In evaluating criminal records, the guidance specifically states,


"Housing providers must not use arrest records, and should consider the nature, severity, and recency of conviction records, as well as extenuating circumstances(for example, housing providers should not eliminate applicants based on convictions that are for minor offenses, unrelated to safety concerns for residents, or more than three years old)"


This builds off of HUD's 2016 "Guidance on the Application of Fair Chance Housing Standards to the Use of Criminal Records" and is in line with recommendations set forth by advocates and a report by the Shriver Center on Poverty Law, "When Discretion Meets Denial," from 2015.

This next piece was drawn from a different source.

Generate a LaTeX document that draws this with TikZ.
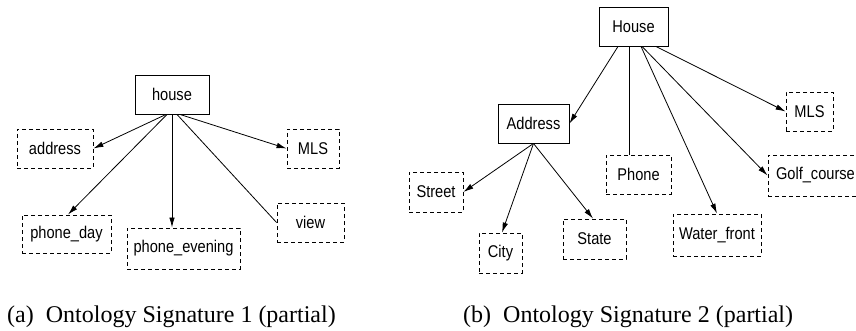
\documentclass[tikz,border=0pt]{standalone}
\usepackage{fontspec}
\setmainfont{Liberation Serif}
\newfontfamily\nodefont{Liberation Sans}[FakeStretch=0.86]
\usetikzlibrary{arrows.meta}
\tikzset{
  box/.style={draw, line width=0.9pt, inner sep=0pt, font=\nodefont\fontsize{17}{19}\selectfont},
  solidbox/.style={box},
  dashbox/.style={box, dash pattern=on 4pt off 3pt},
  link/.style={line width=0.8pt},
  arr/.style={link, -{Latex[length=10pt,width=5.5pt]}},
  caption/.style={font=\fontsize{24}{26}\selectfont, inner sep=0pt, anchor=west}
}
\begin{document}
\begin{tikzpicture}[x=1pt,y=-1pt]
\useasboundingbox (0,0) rectangle (856,331);
% left diagram
\node[solidbox, minimum width=74pt, minimum height=39pt] (house) at (172,94.5) {house};
\node[dashbox, minimum width=76pt, minimum height=39pt] (address) at (55,148.5) {address};
\node[dashbox, minimum width=52pt, minimum height=39pt] (mls) at (313,148.5) {MLS};
\node[dashbox, minimum width=89pt, minimum height=38pt] (pday) at (66.5,234) {phone\_day};
\node[dashbox, minimum width=113pt, minimum height=41pt] (peve) at (183.5,248.5) {phone\_evening};
\node[dashbox, minimum width=67pt, minimum height=39pt] (view) at (310.5,222.5) {view};
\draw[arr] ([xshift=-6pt]house.south) -- (address.east);
\draw[arr] ([xshift=-5pt]house.south) -- ([xshift=1.5pt]pday.north);
\draw[arr] (house.south) -- (peve.north -| house.south);
\draw[link] ([xshift=5pt]house.south) -- (view.west);
\draw[arr] ([xshift=8pt]house.south) -- (mls.west);
% right diagram
\node[solidbox, minimum width=69pt, minimum height=39pt] (House) at (633.5,26.5) {House};
\node[solidbox, minimum width=71pt, minimum height=39pt] (Address) at (533.5,123.5) {Address};
\node[dashbox, minimum width=47pt, minimum height=39pt] (MLS) at (809.5,111.5) {MLS};
\node[dashbox, minimum width=54pt, minimum height=40pt] (Street) at (436,192) {Street};
\node[dashbox, minimum width=43pt, minimum height=40pt] (City) at (500.5,253) {City};
\node[dashbox, minimum width=63pt, minimum height=40pt] (State) at (594.5,239) {State};
\node[dashbox, minimum width=65pt, minimum height=39pt] (Phone) at (638.5,174.5) {Phone};
\node[dashbox, minimum width=88pt, minimum height=42pt] (Water) at (717,235) {Water\_front};
\node[dashbox, minimum width=96pt, minimum height=41pt, text width=88pt, align=left] (Golf) at (816,175.5) {\hspace*{4pt}Golf\_course};
\draw[arr] ([xshift=-15.5pt]House.south) -- (Address.east);
\draw[link] ([xshift=-4.5pt]House.south) -- ([xshift=-9.5pt]Phone.north);
\draw[arr] ([xshift=7.5pt]House.south) -- (Water.north);
\draw[arr] ([xshift=8.5pt]House.south) -- (Golf.west);
\draw[arr] ([xshift=22.5pt]House.south) -- (MLS.west);
\draw[arr] (Address.south) -- (Street.east);
\draw[arr] (Address.south) -- ([xshift=1.5pt]City.north);
\draw[arr] (Address.south) -- ([xshift=-1.5pt]State.north);
% captions
\node[caption] (capa) at (7,317) {(a)\ \ Ontology Signature 1 (partial)};
\node[caption] (capb) at (463,317) {(b)\ \ Ontology Signature 2 (partial)};
\end{tikzpicture}
\end{document}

In other words, housing authorities should adapt their screening policies to:

  • No longer use arrest records

  • Limit the amount of time a conviction is taken into consideration (also known as a lookback period) to no more than 3 years

  • Eliminate convictions for minor offenses and those unrelated to safety concerns for residents

  • Use an individualized approach with each applicant, taking into consideration the nature, severity, and recency of conviction and other circumstances

This follows a trend by housing authorities in the last decade to reassess the exclusionary and harmful policies enacted as part of the 1980s/90s "War on Drugs" agenda --- an agenda that ushered in our current era of mass incarceration.


HUD's recommendations are also informed by a growing research base that finds conviction history does not impact someone's ability to be a good tenant and neighbor. In reality, stable, safe, and affordable housing is a critical platform for people impacted by a conviction to rebuild their lives and be in positive relation with the community.